South Africa, the country that dragged Israel to the world’s highest court, is sending a clear message: The killing may have paused, but the demand for justice has just begun.

Naledi Pandor, the former foreign minister who spearheaded the historic case, sees the ceasefire for what it is—a welcome but dangerously insufficient step. “The ceasefire is a welcome step because, of course, we want to end the killing,” she told Al Jazeera. “But I’m concerned because the struggle of the people of Palestine is about much more than the war… this genocide of the past two years.”

The struggle, she reminds us, is for “self-determination, freedom, and justice.” Things a ceasefire, signed under the shadow of American pressure, can never grant. That is why she insists, “I believe the [ICJ] case must continue… We should… ensure that perpetrators of war crimes are held to account. That is what we owe those who lost their lives.”
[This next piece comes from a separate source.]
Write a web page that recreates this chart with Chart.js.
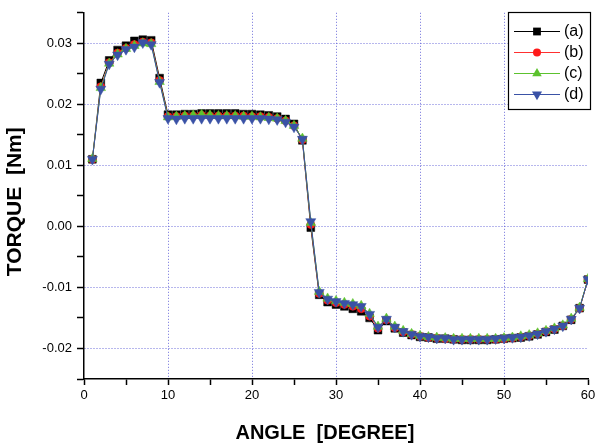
<!DOCTYPE html>
<html>
<head>
<meta charset="utf-8">
<script src="https://cdn.jsdelivr.net/npm/chart.js@4/dist/chart.umd.min.js"></script>
<style>
html,body{margin:0;padding:0;background:#fff;}
canvas{display:block;}
</style>
</head>
<body>
<canvas id="c" width="609" height="445"></canvas>
<script>
const angles = [1,2,3,4,5,6,7,8,9,10,11,12,13,14,15,16,17,18,19,20,21,22,23,24,25,26,27,28,29,30,31,32,33,34,35,36,37,38,39,40,41,42,43,44,45,46,47,48,49,50,51,52,53,54,55,56,57,58,59,60];

const seriesA = [0.0110,0.0235,0.0272,0.0289,0.0296,0.0304,0.0306,0.0305,0.0243,0.0183,
0.0183,0.0184,0.0184,0.0185,0.0185,0.0185,0.0185,0.0185,0.0184,0.0184,
0.0183,0.0182,0.0180,0.0176,0.0168,0.0141,-0.0002,-0.0112,-0.0124,-0.0128,
-0.0131,-0.0135,-0.0139,-0.0150,-0.0170,-0.0155,-0.0167,-0.0174,-0.0178,-0.0181,
-0.0182,-0.0184,-0.0184,-0.0185,-0.0186,-0.0186,-0.0186,-0.0186,-0.0185,-0.0184,
-0.0183,-0.0182,-0.0180,-0.0177,-0.0173,-0.0169,-0.0163,-0.0153,-0.0134,-0.0087];

const seriesB = [0.0110,0.0229,0.0268,0.0284,0.0292,0.0298,0.0302,0.0301,0.0239,0.0180,
0.0180,0.0181,0.0181,0.0182,0.0181,0.0181,0.0181,0.0181,0.0181,0.0180,
0.0180,0.0179,0.0177,0.0173,0.0165,0.0142,0.0003,-0.0110,-0.0121,-0.0125,
-0.0128,-0.0131,-0.0135,-0.0147,-0.0167,-0.0153,-0.0166,-0.0173,-0.0177,-0.0180,
-0.0182,-0.0183,-0.0184,-0.0185,-0.0185,-0.0185,-0.0185,-0.0185,-0.0185,-0.0184,
-0.0183,-0.0181,-0.0179,-0.0176,-0.0172,-0.0168,-0.0163,-0.0152,-0.0134,-0.0087];

const seriesC = [0.0111,0.0227,0.0267,0.0282,0.0291,0.0296,0.0300,0.0299,0.0237,0.0179,
0.0180,0.0181,0.0182,0.0183,0.0182,0.0181,0.0181,0.0181,0.0180,0.0180,
0.0179,0.0178,0.0177,0.0173,0.0165,0.0144,0.0006,-0.0107,-0.0118,-0.0122,
-0.0125,-0.0127,-0.0130,-0.0143,-0.0164,-0.0151,-0.0164,-0.0171,-0.0176,-0.0179,
-0.0181,-0.0182,-0.0183,-0.0184,-0.0184,-0.0184,-0.0184,-0.0184,-0.0184,-0.0183,
-0.0182,-0.0180,-0.0178,-0.0175,-0.0171,-0.0167,-0.0162,-0.0151,-0.0133,-0.0086];

const seriesD = [0.0110,0.0225,0.0266,0.0281,0.0290,0.0294,0.0301,0.0298,0.0236,0.0177,
0.0176,0.0177,0.0177,0.0177,0.0177,0.0177,0.0177,0.0177,0.0177,0.0177,
0.0177,0.0176,0.0175,0.0171,0.0163,0.0143,0.0008,-0.0108,-0.0119,-0.0123,
-0.0126,-0.0128,-0.0131,-0.0144,-0.0165,-0.0152,-0.0165,-0.0172,-0.0177,-0.0180,
-0.0181,-0.0183,-0.0183,-0.0185,-0.0185,-0.0185,-0.0185,-0.0185,-0.0184,-0.0183,
-0.0182,-0.0181,-0.0179,-0.0176,-0.0172,-0.0168,-0.0163,-0.0152,-0.0134,-0.0087];

const seriesNames = ['(a)','(b)','(c)','(d)'];
const xTitle = 'ANGLE  [DEGREE]';
const yTitle = 'TORQUE  [Nm]';

const FONT = "'Liberation Sans', Arial, sans-serif";
const styles = [
  {color:'#000000', line:'#000000', point:'rect', rot:0, r:5.5},
  {color:'#ff1a1a', line:'#ff3030', point:'circle', rot:0, r:4},
  {color:'#5cc22e', line:'#5cc22e', point:'triangle', rot:0, r:5.5},
  {color:'#3a52a6', line:'#3a52a6', point:'triangle', rot:180, r:5.8}
];
const seriesData = [seriesA, seriesB, seriesC, seriesD];

const datasets = seriesData.map((s, i) => ({
  label: seriesNames[i],
  data: angles.map((a, j) => ({x: a, y: s[j]})),
  borderColor: styles[i].line,
  backgroundColor: styles[i].color,
  pointBackgroundColor: styles[i].color,
  pointBorderColor: styles[i].color,
  pointBorderWidth: 0.5,
  borderWidth: 1,
  pointStyle: styles[i].point,
  pointRotation: styles[i].rot,
  pointRadius: styles[i].r,
  tension: 0,
  order: 3 - i
}));

function drawMarker(ctx, st, x, y) {
  ctx.save();
  ctx.fillStyle = st.color;
  ctx.beginPath();
  const r = st.r;
  if (st.point === 'rect') {
    const h = r * Math.SQRT1_2;
    ctx.rect(x - h, y - h, 2*h, 2*h);
  } else if (st.point === 'circle') {
    ctx.arc(x, y, r, 0, Math.PI*2);
  } else {
    const s = st.rot ? -1 : 1;
    ctx.moveTo(x, y - s*r);
    ctx.lineTo(x + r*Math.sin(2*Math.PI/3), y + s*r*0.5);
    ctx.lineTo(x - r*Math.sin(2*Math.PI/3), y + s*r*0.5);
    ctx.closePath();
  }
  ctx.fill();
  ctx.restore();
}

const legendPlugin = {
  id: 'boxLegend',
  afterDraw(chart) {
    const ctx = chart.ctx;
    ctx.save();
    ctx.fillStyle = '#fff';
    ctx.fillRect(508, 12, 83, 98);
    ctx.strokeStyle = '#000';
    ctx.lineWidth = 1.2;
    ctx.strokeRect(508.5, 12.5, 82, 97);
    const rows = [31, 52, 73, 94];
    chart.data.datasets.forEach((ds, i) => {
      const y = rows[i];
      const st = styles[i];
      ctx.strokeStyle = st.line;
      ctx.lineWidth = 1;
      ctx.beginPath();
      ctx.moveTo(514, y + 0.5);
      ctx.lineTo(560, y + 0.5);
      ctx.stroke();
      drawMarker(ctx, st, 537, y + 0.5);
      ctx.fillStyle = '#000';
      ctx.font = '16px ' + FONT;
      ctx.textBaseline = 'middle';
      ctx.textAlign = 'left';
      ctx.fillText(ds.label, 564, y + 1);
    });
    ctx.restore();
  }
};

const gridBlue = 'rgba(95,95,215,0.9)';

new Chart(document.getElementById('c'), {
  type: 'line',
  data: { datasets },
  plugins: [legendPlugin],
  options: {
    responsive: false,
    animation: false,
    events: [],
    layout: { padding: { left: 0, right: 21, top: 8, bottom: 0 } },
    plugins: { legend: { display: false }, tooltip: { enabled: false } },
    scales: {
      x: {
        type: 'linear',
        min: 0, max: 60,
        afterFit(scale) { scale.height = 66; },
        ticks: {
          stepSize: 5,
          color: '#000',
          font: { family: FONT, size: 13 },
          padding: 3,
          maxRotation: 0,
          autoSkip: false,
          callback: (v) => (Math.round(v) % 10 === 0 ? String(Math.round(v)) : '')
        },
        grid: {
          color: (c) => {
            const v = c.tick ? Math.round(c.tick.value) : -1;
            return (v % 10 === 0 && v > 0 && v < 60) ? gridBlue : 'rgba(0,0,0,0)';
          },
          lineWidth: 1,
          tickColor: '#000',
          tickWidth: 1.5,
          tickLength: 6,
          tickBorderDash: [],
          drawTicks: true
        },
        border: { display: true, color: '#000', width: 1.5, dash: [1, 2] },
        title: {
          display: true,
          text: xTitle + '    ',
          color: '#000',
          font: { family: FONT, size: 20, weight: 'bold' },
          padding: { top: 0, bottom: 0 }
        }
      },
      y: {
        type: 'linear',
        min: -0.025, max: 0.035,
        afterFit(scale) { scale.width = 84; },
        ticks: {
          stepSize: 0.005,
          color: '#000',
          font: { family: FONT, size: 13 },
          padding: 5,
          autoSkip: false,
          callback: (v) => {
            const m = Math.round(v * 1000);
            if (m % 10 !== 0) return '';
            return (Math.round(v * 100) / 100).toFixed(2);
          }
        },
        grid: {
          color: (c) => {
            const m = c.tick ? Math.round(c.tick.value * 1000) : 1;
            return (m % 10 === 0 && m > -25) ? gridBlue : 'rgba(0,0,0,0)';
          },
          lineWidth: 1,
          tickColor: '#000',
          tickWidth: 1.5,
          tickLength: 7,
          tickBorderDash: [],
          drawTicks: true
        },
        border: { display: true, color: '#000', width: 1.5, dash: [1, 2] },
        title: {
          display: true,
          text: yTitle + '  ',
          color: '#000',
          font: { family: FONT, size: 21, weight: 'bold' },
          padding: { top: 3, bottom: 0 }
        }
      }
    }
  }
});
</script>
</body>
</html>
This is not the position of a retired politician. It is the official stance of a state that refuses to be complicit in the world’s amnesia.

South African President Cyril Ramaphosa was unequivocal:

“The peace deal that has been struck, which we welcome, will have no bearing on the case that is before the International Court of Justice.”

This case is our last line of defense against erasure.

It is a meticulous, damning record of the crimes committed. It is the 500-page document detailing the evidence of intent to commit genocide. It is the memory of the court’s three separate orders for Israel to cease its actions—orders that were met with contemptuous defiance.

The world wants to celebrate a new chapter.

They want handshakes and photo-ops. But justice is not a political negotiation. It is an accounting.

A final judgement may not come until 2028, but the process itself is a form of resistance. It is a dam holding back the flood of forced forgetting.

Do not let them fool you.

This ceasefire is not peace. It is an intermission. The real fight—the fight for accountability, for memory, for a final, just verdict on decades of oppression—continues in the halls of justice, led by those who remember what it means to fight for freedom. They refuse to let the story end here, with the killers walking free and the victims buried under rubble and convenient headlines.